G42: By the way, what does Peter Watts read when he is not writing? Whose books do you enjoy most now, and whose influenced you enough to make you choose scifi in the beginning?
PW: Let me tell you the single thing I resent most about working full time as a writer: I barely get to read for pleasure any more. Back in high school I ploughed through several books a week: today, I’m just now closing in on the end of China Miéville’s Kraken, which came out when? 2010? Most of the rest of my reading time goes into slogging through boring scientific papers, or novels thrust under my nose for blurbing purposes, or beta reading manuscripts for people who are trying hard but really aren’t there yet. (Also, I must guiltily admit, playing video games. Skyrim is a whole new experience in VR.)
I would love to read more Miéville (I’ve only read three or four of his books); nobody writes prose the way he does. I read Richard Morgan when I want to get down into the gutter. Cory Doctorow gets a bit didactic sometimes, but is never boring and always relevant (well, maybe his magic realist book about the guy whose father was a mountain and whose mother was a washing machine wasn’t especially relevant, but it was never boring)—although I haven’t read his more recent stuff.

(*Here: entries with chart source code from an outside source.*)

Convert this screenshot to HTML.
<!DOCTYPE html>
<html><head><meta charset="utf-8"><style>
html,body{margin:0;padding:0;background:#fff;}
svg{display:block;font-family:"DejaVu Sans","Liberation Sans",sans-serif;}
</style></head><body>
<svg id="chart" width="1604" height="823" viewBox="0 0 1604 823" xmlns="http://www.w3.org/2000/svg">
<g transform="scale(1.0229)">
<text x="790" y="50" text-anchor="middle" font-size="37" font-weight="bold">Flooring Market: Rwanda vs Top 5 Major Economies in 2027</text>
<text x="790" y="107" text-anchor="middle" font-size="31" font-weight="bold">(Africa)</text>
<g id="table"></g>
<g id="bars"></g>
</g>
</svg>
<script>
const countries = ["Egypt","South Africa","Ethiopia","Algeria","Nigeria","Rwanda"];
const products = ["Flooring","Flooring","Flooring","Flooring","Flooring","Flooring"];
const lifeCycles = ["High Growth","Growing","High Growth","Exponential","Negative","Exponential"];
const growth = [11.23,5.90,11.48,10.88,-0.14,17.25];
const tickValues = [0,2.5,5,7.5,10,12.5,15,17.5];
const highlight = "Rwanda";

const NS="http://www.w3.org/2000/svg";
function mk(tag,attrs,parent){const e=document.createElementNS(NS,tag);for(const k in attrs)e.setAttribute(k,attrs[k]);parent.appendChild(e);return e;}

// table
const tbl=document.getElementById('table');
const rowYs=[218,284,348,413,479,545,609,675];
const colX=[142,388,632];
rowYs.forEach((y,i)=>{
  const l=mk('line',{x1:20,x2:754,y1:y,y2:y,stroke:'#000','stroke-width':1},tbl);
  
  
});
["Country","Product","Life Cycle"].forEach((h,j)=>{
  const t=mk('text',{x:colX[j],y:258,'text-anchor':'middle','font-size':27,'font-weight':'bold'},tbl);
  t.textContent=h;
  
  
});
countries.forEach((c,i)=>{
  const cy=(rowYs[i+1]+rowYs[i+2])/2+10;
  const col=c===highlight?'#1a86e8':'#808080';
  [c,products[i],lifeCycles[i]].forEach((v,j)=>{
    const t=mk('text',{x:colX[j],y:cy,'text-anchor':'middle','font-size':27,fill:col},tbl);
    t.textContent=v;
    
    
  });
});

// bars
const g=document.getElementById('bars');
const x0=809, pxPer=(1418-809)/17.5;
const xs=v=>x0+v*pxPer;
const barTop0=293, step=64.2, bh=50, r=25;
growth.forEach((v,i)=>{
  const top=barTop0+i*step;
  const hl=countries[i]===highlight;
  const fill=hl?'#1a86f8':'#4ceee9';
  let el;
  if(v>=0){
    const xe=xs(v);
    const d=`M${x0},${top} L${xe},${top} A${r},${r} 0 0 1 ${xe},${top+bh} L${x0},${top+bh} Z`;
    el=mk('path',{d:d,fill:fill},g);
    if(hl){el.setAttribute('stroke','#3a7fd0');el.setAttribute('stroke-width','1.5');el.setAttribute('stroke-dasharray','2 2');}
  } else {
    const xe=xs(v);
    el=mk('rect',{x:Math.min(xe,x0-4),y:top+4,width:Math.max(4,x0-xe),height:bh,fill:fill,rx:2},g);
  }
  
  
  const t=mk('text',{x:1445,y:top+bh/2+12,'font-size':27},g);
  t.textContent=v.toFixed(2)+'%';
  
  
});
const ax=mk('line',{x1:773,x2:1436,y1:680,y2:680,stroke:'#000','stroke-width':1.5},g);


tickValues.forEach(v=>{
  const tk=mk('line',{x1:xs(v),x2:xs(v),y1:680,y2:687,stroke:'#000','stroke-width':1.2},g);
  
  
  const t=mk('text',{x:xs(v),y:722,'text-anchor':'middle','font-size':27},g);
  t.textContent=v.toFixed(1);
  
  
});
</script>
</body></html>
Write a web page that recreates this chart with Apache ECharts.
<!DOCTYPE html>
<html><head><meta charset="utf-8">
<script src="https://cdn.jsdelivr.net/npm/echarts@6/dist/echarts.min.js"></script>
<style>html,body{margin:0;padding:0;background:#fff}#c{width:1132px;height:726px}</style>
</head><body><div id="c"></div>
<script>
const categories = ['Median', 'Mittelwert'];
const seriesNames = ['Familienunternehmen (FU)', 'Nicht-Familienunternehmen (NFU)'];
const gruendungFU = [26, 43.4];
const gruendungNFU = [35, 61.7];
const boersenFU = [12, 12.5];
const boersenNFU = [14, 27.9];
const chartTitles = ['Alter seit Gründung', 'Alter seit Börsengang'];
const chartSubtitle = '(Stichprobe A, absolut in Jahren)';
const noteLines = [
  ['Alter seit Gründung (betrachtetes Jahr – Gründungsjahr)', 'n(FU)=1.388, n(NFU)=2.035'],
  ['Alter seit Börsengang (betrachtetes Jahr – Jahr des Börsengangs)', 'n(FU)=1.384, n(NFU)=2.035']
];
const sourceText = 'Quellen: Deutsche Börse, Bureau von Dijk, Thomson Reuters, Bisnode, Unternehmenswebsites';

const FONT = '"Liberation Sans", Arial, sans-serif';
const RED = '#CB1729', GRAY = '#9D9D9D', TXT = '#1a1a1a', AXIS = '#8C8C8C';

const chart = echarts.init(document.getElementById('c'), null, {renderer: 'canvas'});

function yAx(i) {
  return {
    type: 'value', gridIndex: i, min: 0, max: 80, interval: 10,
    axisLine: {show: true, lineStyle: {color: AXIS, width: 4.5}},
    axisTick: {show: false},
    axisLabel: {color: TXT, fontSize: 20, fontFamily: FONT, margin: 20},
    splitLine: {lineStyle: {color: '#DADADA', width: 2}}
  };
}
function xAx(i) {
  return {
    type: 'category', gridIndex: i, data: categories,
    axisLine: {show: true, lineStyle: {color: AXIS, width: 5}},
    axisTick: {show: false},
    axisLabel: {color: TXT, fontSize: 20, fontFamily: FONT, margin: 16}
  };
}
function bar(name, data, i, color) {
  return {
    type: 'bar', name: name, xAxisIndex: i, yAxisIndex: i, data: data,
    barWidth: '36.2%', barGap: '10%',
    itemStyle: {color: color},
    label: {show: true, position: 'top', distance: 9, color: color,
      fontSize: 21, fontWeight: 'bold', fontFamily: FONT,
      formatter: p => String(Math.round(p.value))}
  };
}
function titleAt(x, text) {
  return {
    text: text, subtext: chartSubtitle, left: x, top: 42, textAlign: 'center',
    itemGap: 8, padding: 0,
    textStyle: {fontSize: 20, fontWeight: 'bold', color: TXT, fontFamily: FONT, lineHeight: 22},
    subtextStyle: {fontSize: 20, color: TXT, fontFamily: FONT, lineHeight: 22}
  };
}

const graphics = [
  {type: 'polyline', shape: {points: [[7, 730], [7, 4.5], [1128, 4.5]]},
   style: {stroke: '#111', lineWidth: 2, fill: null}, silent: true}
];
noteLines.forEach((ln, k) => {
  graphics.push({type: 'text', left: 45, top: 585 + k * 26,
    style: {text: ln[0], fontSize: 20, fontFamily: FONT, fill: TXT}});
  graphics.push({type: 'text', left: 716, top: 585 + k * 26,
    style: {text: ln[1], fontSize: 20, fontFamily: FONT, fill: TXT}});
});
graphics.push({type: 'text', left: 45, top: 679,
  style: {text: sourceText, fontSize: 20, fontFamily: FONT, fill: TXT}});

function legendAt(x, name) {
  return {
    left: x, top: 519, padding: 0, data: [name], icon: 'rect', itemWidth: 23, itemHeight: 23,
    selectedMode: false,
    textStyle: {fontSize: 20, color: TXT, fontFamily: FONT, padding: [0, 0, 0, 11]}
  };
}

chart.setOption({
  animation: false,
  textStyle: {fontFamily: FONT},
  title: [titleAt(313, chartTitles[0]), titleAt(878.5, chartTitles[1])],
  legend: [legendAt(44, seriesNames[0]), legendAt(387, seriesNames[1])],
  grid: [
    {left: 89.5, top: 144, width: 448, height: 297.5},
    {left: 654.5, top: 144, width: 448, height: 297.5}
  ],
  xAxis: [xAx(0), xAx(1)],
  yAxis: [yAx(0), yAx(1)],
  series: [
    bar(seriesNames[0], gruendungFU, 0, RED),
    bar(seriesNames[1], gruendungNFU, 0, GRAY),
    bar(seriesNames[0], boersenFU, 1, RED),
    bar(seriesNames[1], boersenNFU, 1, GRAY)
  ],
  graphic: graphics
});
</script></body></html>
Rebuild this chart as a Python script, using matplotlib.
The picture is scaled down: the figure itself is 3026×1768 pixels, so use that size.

And I have two big bookcases, each over two meters high, jammed full of books I have bought and want to read and just haven’t got around to yet. Seriously, if I had a million dollars, I’d just put all work on hold and spend a solid year catching up on those.
As for authors who inspired me when I was just starting out—not just the authors I enjoyed reading (who were too numerous to count) but the authors I wanted to write like, the authors I tried to emulate—those are easy. John Brunner. Samuel Delany. Robert Silverberg (before he went all fantasy). Ray Bradbury. William Gibson. And maybe Larry Niven—not for his prose, which was never great, but for his aliens. (Too bad the man devolved into a climate change denier when he got old.)
G42: What’s coming next? What is scifi Peter Watts preparing us right now?
PW: Right now, Peter Watts is preparing you answers to this interview. Don’t push your luck.